I apologise for the length of the following, and I do think it’s justified, if only against the idea that ‘Proper Noun Capitalization for Type of Thing’ could ever work.
In the example, doesn’t ‘Dedicated’ derive its capital solely from differentiating various ‘participants’? How could the description be more worthy of capitalisation than the subject it described?
Isn’t the real Question, how or why you understand ‘that’ as a proper noun when Participants must be more than equally worthy of capitalisation?
Might that explain how the rule coming up many times in reports you need to write is confusing? (I suggest you try explaining the rule as you might to a learner, then look at what confusion remains…)
When my English teacher asked for examples of proper nouns I suggested ‘Red Kangaroo’ as opposed to any other, nondescript kangaroo, and was rightly corrected. A ‘red kangaroo’ is no more ‘proper’ than any other.
‘Skippy the Bush Kangaroo’ earns his initial capital twice; first from starting the sentence, which is not relevant here. More solidly, ‘Skippy’ is a personal name; a proper noun, deserving a capital wherever it falls in the sentence.
’… the Bush Kangaroo’ could never ‘earn’ capitals in ordinary English. Rather, those capitals are given gratuitously, under the aegis of a TV title.
On the simple basis of what is or is not a proper noun, I think this would be better served in English Language Learners.
Here, exceptions to the normal rules most obviously include headlines in print; titles of books, films and TV programmes like ’Skippy…’ or the like and, yes, product descriptions.

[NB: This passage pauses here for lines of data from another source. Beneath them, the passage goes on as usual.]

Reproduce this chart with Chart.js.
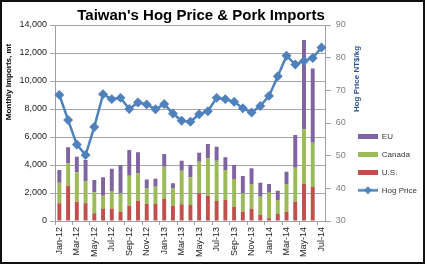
<!DOCTYPE html>
<html lang="en">
<head>
<meta charset="UTF-8">
<title>Taiwan's Hog Price &amp; Pork Imports</title>
<script src="https://cdn.jsdelivr.net/npm/chart.js@4.4.1/dist/chart.umd.min.js"></script>
<style>
    html, body {
        margin: 0;
        padding: 0;
        background: #fff;
    }
    #frame {
        width: 425px;
        height: 264px;
        box-sizing: border-box;
        border: 2px solid #111;
    }
    canvas {
        display: block;
    }
</style>
</head>
<body>

<div id="frame"><canvas id="hogChart" width="421" height="260"></canvas></div>

<script>
    const months = ['Jan-12', 'Feb-12', 'Mar-12', 'Apr-12', 'May-12', 'Jun-12', 'Jul-12', 'Aug-12', 'Sep-12', 'Oct-12', 'Nov-12', 'Dec-12',
                    'Jan-13', 'Feb-13', 'Mar-13', 'Apr-13', 'May-13', 'Jun-13', 'Jul-13', 'Aug-13', 'Sep-13', 'Oct-13', 'Nov-13', 'Dec-13',
                    'Jan-14', 'Feb-14', 'Mar-14', 'Apr-14', 'May-14', 'Jun-14', 'Jul-14'];

    // monthly pork imports, mt (no import figures yet for Jul-14)
    const usImports     = [1260, 2520, 1380, 1260, 550, 860, 900, 660, 1090, 1450, 1210, 1210, 1570, 1090, 1190, 1140, 1980, 1810, 1430, 1500, 1020, 660, 860, 430, 190, 500, 660, 1380, 2640, 2450, null];
    const canadaImports = [1470, 1600, 2100, 1570, 1500, 950, 1240, 1320, 2140, 1960, 1120, 1240, 2310, 1240, 2400, 1980, 2260, 2670, 2880, 2140, 1980, 1320, 1790, 1310, 1830, 1000, 1980, 2430, 3910, 3140, null];
    const euImports     = [910, 1140, 1110, 1520, 880, 1310, 1600, 2020, 1840, 1500, 640, 570, 910, 360, 710, 880, 640, 1020, 1000, 910, 1000, 1240, 1120, 1000, 620, 660, 880, 2340, 6380, 5310, null];

    // hog price, NT$/kg
    const hogPrice = [68.6, 60.9, 53.4, 50.2, 58.8, 68.8, 67.3, 67.7, 64.3, 66.3, 65.7, 64.2, 65.8, 62.9, 60.7, 60.4, 62.7, 63.6, 67.7, 67.3, 66.5, 64.5, 63.2, 65.2, 68.3, 74.3, 80.6, 77.9, 79.0, 79.9, 83.1];

    const importTicks = { min: 0, max: 14000, step: 2000 };
    const priceTicks = { min: 30, max: 90, step: 10 };

    const chartTitle = "Taiwan's Hog Price & Pork Imports";
    const leftTitle = 'Monthly Imports, mt';
    const rightTitle = 'Hog Price NT$/kg';

    const colors = { us: '#C0504D', canada: '#9BBB59', eu: '#8064A2', price: '#4F81BD' };

    const fontFamily = '"Liberation Sans", Arial, sans-serif';
    Chart.defaults.font.family = fontFamily;

    // small canvases used as legend symbols
    function barIcon(color) {
        const c = document.createElement('canvas');
        c.width = 20;
        c.height = 5;
        const g = c.getContext('2d');
        g.fillStyle = color;
        g.fillRect(0, 0, 20, 5);
        return c;
    }

    function lineIcon(color) {
        const c = document.createElement('canvas');
        c.width = 20;
        c.height = 9;
        const g = c.getContext('2d');
        g.strokeStyle = color;
        g.lineWidth = 2.5;
        g.beginPath();
        g.moveTo(0, 4.5);
        g.lineTo(20, 4.5);
        g.stroke();
        g.fillStyle = color;
        g.beginPath();
        g.moveTo(10, 0.5);
        g.lineTo(14, 4.5);
        g.lineTo(10, 8.5);
        g.lineTo(6, 4.5);
        g.closePath();
        g.fill();
        return c;
    }

    const legendIcons = [barIcon(colors.us), barIcon(colors.canada), barIcon(colors.eu), lineIcon(colors.price)];
    const legendRank = [2, 1, 0, 3]; // EU, Canada, U.S., Hog Price

    function drawRotated(ctx, text, x, y, color) {
        ctx.save();
        ctx.translate(x, y);
        ctx.rotate(-Math.PI / 2);
        ctx.fillStyle = color;
        ctx.fillText(text, 0, 0);
        ctx.restore();
    }

    // chart title and both axis titles, placed like the Excel original
    const titlesPlugin = {
        id: 'titles',
        afterDraw(chart) {
            const ctx = chart.ctx;
            ctx.save();
            ctx.textAlign = 'center';
            ctx.textBaseline = 'alphabetic';
            ctx.fillStyle = '#000';
            ctx.font = 'bold 15px ' + fontFamily;
            ctx.fillText(chartTitle, 199, 18);

            ctx.font = 'bold 8px ' + fontFamily;
            ctx.textBaseline = 'middle';
            drawRotated(ctx, leftTitle, 7, 80, '#000');
            drawRotated(ctx, rightTitle, 355, 77, '#2F5597');
            ctx.restore();
        }
    };

    const config = {
        type: 'bar',
        data: {
            labels: months,
            datasets: [
                { label: 'U.S.', data: usImports, backgroundColor: colors.us, yAxisID: 'y', order: 1 },
                { label: 'Canada', data: canadaImports, backgroundColor: colors.canada, yAxisID: 'y', order: 1 },
                { label: 'EU', data: euImports, backgroundColor: colors.eu, yAxisID: 'y', order: 1 },
                {
                    type: 'line',
                    label: 'Hog Price',
                    data: hogPrice,
                    yAxisID: 'y1',
                    order: 0,
                    borderColor: colors.price,
                    backgroundColor: colors.price,
                    borderWidth: 2.5,
                    pointStyle: 'rectRot',
                    pointRadius: 3.2,
                    tension: 0
                }
            ]
        },
        options: {
            responsive: false,
            animation: false,
            layout: { padding: { top: 23, left: 0, right: 6, bottom: 0 } },
            datasets: {
                bar: { barPercentage: 0.9, categoryPercentage: 0.5 }
            },
            plugins: {
                title: { display: false },
                tooltip: { enabled: false },
                legend: {
                    position: 'right',
                    title: { display: true, text: ' ', font: { size: 8 }, padding: { top: 30, bottom: 0 } },
                    labels: {
                        usePointStyle: true,
                        pointStyleWidth: 20,
                        color: '#333',
                        padding: 10,
                        font: { size: 8 },
                        generateLabels: function(chart) {
                            const items = Chart.defaults.plugins.legend.labels.generateLabels(chart);
                            items.forEach(item => { item.pointStyle = legendIcons[item.datasetIndex]; });
                            return items;
                        },
                        sort: (a, b) => legendRank[a.datasetIndex] - legendRank[b.datasetIndex]
                    }
                }
            },
            scales: {
                x: {
                    stacked: true,
                    grid: {
                        drawOnChartArea: false,
                        tickLength: 4,
                        tickColor: ctx => ctx.index % 2 === 0 ? '#A0A0A0' : 'rgba(0,0,0,0)'
                    },
                    border: { color: '#A0A0A0' },
                    ticks: {
                        autoSkip: false,
                        maxRotation: 90,
                        minRotation: 90,
                        padding: 2,
                        color: '#222',
                        font: { size: 9 },
                        callback: function(value, index) {
                            return index % 2 === 0 ? this.getLabelForValue(value) : '';
                        }
                    },
                    afterFit: scale => { scale.height = 41; }
                },
                y: {
                    stacked: true,
                    min: importTicks.min,
                    max: importTicks.max,
                    ticks: {
                        stepSize: importTicks.step,
                        padding: 3,
                        color: '#222',
                        font: { size: 9 },
                        callback: value => value.toLocaleString('en-US')
                    },
                    grid: { color: '#A6A6A6', tickLength: 5 },
                    border: { color: '#A0A0A0' },
                    afterFit: scale => { scale.width = 53; }
                },
                y1: {
                    position: 'right',
                    min: priceTicks.min,
                    max: priceTicks.max,
                    ticks: {
                        stepSize: priceTicks.step,
                        padding: 5,
                        color: '#808080',
                        font: { size: 9 }
                    },
                    grid: { drawOnChartArea: false, tickLength: 5, color: '#A0A0A0' },
                    border: { color: '#A0A0A0' },
                    afterFit: scale => { scale.width = 22; }
                }
            }
        },
        plugins: [titlesPlugin]
    };

    const chart = new Chart(document.getElementById('hogChart').getContext('2d'), config);
</script>

</body>
</html>
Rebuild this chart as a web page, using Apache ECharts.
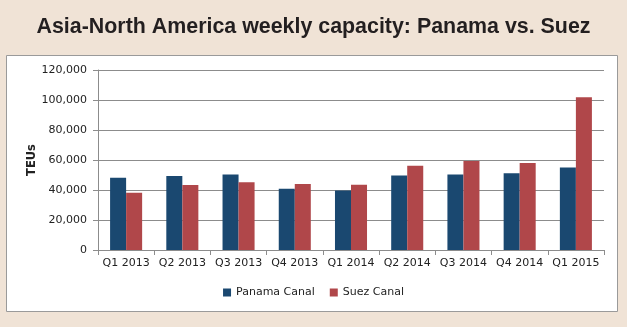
<!DOCTYPE html>
<html>
<head>
<meta charset="utf-8">
<script src="https://cdn.jsdelivr.net/npm/echarts@6/dist/echarts.min.js"></script>
<style>
html,body{margin:0;padding:0;background:#f0e3d6;}
#c{width:627px;height:327px;}
</style>
</head>
<body>
<div id="c"></div>
<script>
var categories = ['Q1 2013','Q2 2013','Q3 2013','Q4 2013','Q1 2014','Q2 2014','Q3 2014','Q4 2014','Q1 2015'];
var panama = [48200, 49300, 50300, 40800, 39700, 49700, 50300, 51100, 55000];
var suez = [38100, 43300, 45100, 44000, 43500, 56200, 59300, 58000, 101800];
var yTicks = [0, 20000, 40000, 60000, 80000, 100000, 120000];

var chart = echarts.init(document.getElementById('c'), null, {renderer:'canvas'});
var labelFont = 'DejaVu Sans';
chart.setOption({
  backgroundColor: '#f0e3d6',
  animation: false,
  title: {
    text: 'Asia-North America weekly capacity: Panama vs. Suez',
    left: 'center',
    top: 12,
    textStyle: {fontFamily: 'Liberation Sans', fontWeight: 'bold', fontSize: 21.4, color: '#231f20'}
  },
  graphic: [{
    type: 'rect', z: -10,
    shape: {x: 6.5, y: 55.5, width: 611, height: 256},
    style: {fill: '#ffffff', stroke: '#9a9a9a', lineWidth: 1}
  }],
  legend: {
    bottom: 24,
    left: 'center',
    itemWidth: 8, itemHeight: 8, itemGap: 15,
    icon: 'rect',
    textStyle: {fontFamily: labelFont, fontSize: 11, color: '#222'},
    data: ['Panama Canal', 'Suez Canal']
  },
  grid: {left: 98, right: 23, top: 70, bottom: 77},
  xAxis: {
    type: 'category',
    data: categories,
    axisLine: {lineStyle: {color: '#8c8c8c'}},
    axisTick: {show: true, length: 5, lineStyle: {color: '#8c8c8c'}},
    axisLabel: {fontFamily: labelFont, fontSize: 11, color: '#222', margin: 8, interval: 0}
  },
  yAxis: {
    type: 'value',
    min: yTicks[0], max: yTicks[yTicks.length-1], interval: 20000,
    name: 'TEUs', nameLocation: 'middle', nameGap: 60, nameMoveOverlap: false,
    nameTextStyle: {fontFamily: labelFont, fontWeight: 'bold', fontSize: 11.5, color: '#222'},
    axisLine: {show: true, lineStyle: {color: '#8c8c8c'}},
    axisTick: {show: true, length: 5, lineStyle: {color: '#8c8c8c'}},
    splitLine: {lineStyle: {color: '#8c8c8c'}},
    axisLabel: {
      fontFamily: labelFont, fontSize: 11, color: '#222', margin: 11,
      formatter: function(v){ return v.toLocaleString('en-US'); }
    }
  },
  series: [
    {name: 'Panama Canal', type: 'bar', data: panama, barGap: '0%', barCategoryGap: '43%',
     itemStyle: {color: '#1a4870'}},
    {name: 'Suez Canal', type: 'bar', data: suez, barGap: '0%', barCategoryGap: '43%',
     itemStyle: {color: '#b0474a'}}
  ]
});
</script>
</body>
</html>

Product descriptions clearly cover Emirates’ use of capitals for Business Class, along with 187 examples to be found anywhere we look.
Consider the every-day English use of ‘… the man who would be king…’ which would earn the one capital, ’T’, only if it began the sentence.
Contrast that with Rudyard Kipling’s novel, and John Huston’s film thereof, both capitalising every word in that same ’The Man Who Would Be King.’
Headlines play at least equally, if not more fast and loose with normal rules, most readers allowing them licence to gloss over argument about the need for brevity or impact.
Beyond headlines, titles and product descriptions, house style over-rides all else… and on house style no-one here can advise, unless you’re struggling to devise a house style, which would be worthy of its own Post, somewhere such as Writing SE.
(Not that it matters in terms of noun capitalisation and there are not nor ever could be ‘more nearly unique…’ anything. The difference between ‘unique’ and ‘unusual’ is very simple. ‘Unique’ is by its nature incapable of qualification. What is ‘more nearly…’ anything could be as unusual as you like but it could never approach uniqueness.)
If ‘dedicated’ and ‘auxiliary’ being the types of participants changed anything, as when ‘… dedicated participants have a list of requirements to enter (anything)…’ why did you back away from using capitals there?
As Barmar points out, if this is for ‘a gov doc with rules and legal aspects’, the lawyer - or anyone else - drafting it should be familiar with the conventions.
Can you say exactly what is meant by ‘this is for a gov doc’ and what ‘rules and legal aspects’ apply?